Au tour de la gauche ?
Le bloc gouvernemental va-t-il réussir à se maintenir au pouvoir ou va-t-on assister à la formation d’une nouvelle coalition, qui pencherait plus à gauche ? « Il n’y aura plus de gouvernement, mais il y aura un Parlement. Nous invitons le président de la République à respecter le vote des Français et à se tourner vers la plus grande force de coalition à l’Assemblée », martèle Cécile Cukierman, cheffe de file des sénateurs communistes.
« Il n’y a pas qu’une politique possible face à la dette, avec une seule réponse à apporter », explique Stéphane Peu. « Mais on sait à quel point le président de la République, en dépit de ce que lui dit le peuple, ne veut pas d’une remise en cause de sa politique économique ». « Les Français ont envie de justice sociale, ils veulent rompre avec une politique qui propose des privilèges aux plus riches et des sacrifices aux plus modestes », explique le sénateur Ian Brossat, également candidat à la marie de Paris.
L’art délicat du compromis
Les alliés socialistes, qui refusent le en même temps macroniste alors que certaines personnalités du bloc central, comme Gérald Darmanin, veulent leur tendre la main, appellent à la formation d’un gouvernement de gauche, où les majorités seraient trouvées « projet par projet ». « La question est avant tout celle du contenu politique. On sait que dans l’Assemblée actuelle, il y a des compromis à faire », abonde Stéphane Peu. Avant de lancer un avertissement au PS : « Si c’est pour créer une stabilité politique à tout prix en renonçant à tous nos principes – et on a vu dans l’histoire que les socialistes pouvaient faire ce genre de chose -, alors nous n’en seront pas ! »
La fragmentation politique appelle une pratique du compromis, à laquelle rechigne encore la plupart des forces politiques. Dans la matinée, le sujet revient de manière récurrente à l’occasion d’une table ronde animée par le constitutionnaliste Dominique Rousseau sur l’affaiblissement du parlementarisme. « Au Parlement, on devrait porter cette culture du compromis. En 2024, je n’ai jamais considéré que la gauche avait gagné. Personne n’a gagné, mais personne n’a perdu non plus », ose le député de l’Allier Yannick Monnet.
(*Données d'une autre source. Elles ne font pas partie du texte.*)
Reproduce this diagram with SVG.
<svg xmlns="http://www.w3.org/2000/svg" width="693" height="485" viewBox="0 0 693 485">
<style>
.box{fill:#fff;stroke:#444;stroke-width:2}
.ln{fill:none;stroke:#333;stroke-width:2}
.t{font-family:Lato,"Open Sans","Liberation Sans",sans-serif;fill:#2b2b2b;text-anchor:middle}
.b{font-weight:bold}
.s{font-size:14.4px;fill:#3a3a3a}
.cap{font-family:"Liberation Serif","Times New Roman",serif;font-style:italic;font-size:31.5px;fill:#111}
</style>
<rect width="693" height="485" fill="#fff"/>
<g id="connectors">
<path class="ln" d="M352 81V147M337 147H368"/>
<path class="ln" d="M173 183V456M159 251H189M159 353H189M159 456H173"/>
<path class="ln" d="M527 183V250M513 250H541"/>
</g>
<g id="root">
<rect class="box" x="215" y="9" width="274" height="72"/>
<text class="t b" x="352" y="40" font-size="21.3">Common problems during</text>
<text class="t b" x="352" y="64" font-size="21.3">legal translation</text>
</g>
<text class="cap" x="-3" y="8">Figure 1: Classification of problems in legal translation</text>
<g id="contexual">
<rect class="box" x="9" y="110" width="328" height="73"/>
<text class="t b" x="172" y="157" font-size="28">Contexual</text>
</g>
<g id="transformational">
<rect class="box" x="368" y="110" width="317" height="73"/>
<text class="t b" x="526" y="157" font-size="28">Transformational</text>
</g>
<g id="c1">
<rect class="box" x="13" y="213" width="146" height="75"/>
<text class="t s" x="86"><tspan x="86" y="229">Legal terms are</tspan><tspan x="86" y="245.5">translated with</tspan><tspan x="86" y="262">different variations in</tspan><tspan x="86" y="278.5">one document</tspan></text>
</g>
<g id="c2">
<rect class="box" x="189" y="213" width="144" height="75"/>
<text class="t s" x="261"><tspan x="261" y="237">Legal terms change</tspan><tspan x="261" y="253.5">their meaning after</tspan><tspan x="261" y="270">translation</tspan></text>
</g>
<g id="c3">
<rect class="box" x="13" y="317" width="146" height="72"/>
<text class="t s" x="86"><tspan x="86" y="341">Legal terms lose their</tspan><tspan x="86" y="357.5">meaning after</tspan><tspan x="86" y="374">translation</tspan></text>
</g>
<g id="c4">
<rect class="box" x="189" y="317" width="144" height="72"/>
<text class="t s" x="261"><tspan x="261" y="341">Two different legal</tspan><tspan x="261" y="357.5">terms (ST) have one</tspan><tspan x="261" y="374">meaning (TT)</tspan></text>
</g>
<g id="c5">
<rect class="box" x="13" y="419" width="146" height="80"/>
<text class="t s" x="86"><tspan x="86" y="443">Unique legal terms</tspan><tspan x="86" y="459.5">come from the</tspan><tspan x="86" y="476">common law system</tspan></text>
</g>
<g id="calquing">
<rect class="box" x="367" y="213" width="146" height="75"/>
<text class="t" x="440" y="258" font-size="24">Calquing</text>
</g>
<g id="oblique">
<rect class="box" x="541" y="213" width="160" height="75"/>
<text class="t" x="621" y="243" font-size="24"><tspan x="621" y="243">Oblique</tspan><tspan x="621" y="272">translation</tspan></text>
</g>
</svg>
« Je n’ose imaginer une situation où, le lendemain du 8 septembre, le président appelle un Premier ministre plus ou moins de gauche, et qui viendrait négocier avec le groupe communiste. Celui qui accepterait d’en être serait vu comme un traitre », admet Cécile Cukierman. « Il y a un paradoxe. En bas les gens nous disent : il y en a ras-le bol, il faut arriver à dépasser vos clivages. D’ailleurs, Emmanuel Macron a gagné sur ça en 2017, sur cette capacité à sortir de la bagarre gauche-droite … Mais chassez le naturel, il revient au galop. »
L’ombre d’une nouvelle dissolution
D’aucuns estiment que le chef de l’Etat n’aura d’autre choix que de déclencher une seconde dissolution pour sortir de l’ornière, même si Emmanuel Macron s’en défend pour l’heure. « Il va cramer un Premier ministre pour le budget. Et puis en janvier, il convoquera de nouvelles élections », souffle un élu francilien. Une sénatrice abonde : « Pour Matignon, il ne manquera pas de candidats. »
Le sujet divise : « Dissoudre, ce n’est pas résoudre la crise politique. La dissolution ne s’attaque pas aux raisons du non-fonctionnement de nos institutions », estime Cécile Cukierman, la patronne des communistes du Sénat. Mais Stéphane Peu, son homologue de l’Assemblée nationale, se veut plus pragmatique : « Présidentielle anticipée, référendum ou dissolution ? Je ne vois pas, au vu de la situation actuelle, comment nous allons aller arriver jusqu’en 2027 sans redonner la parole au peuple. Mais pour le moment, je n’en fais pas un mot d’ordre ».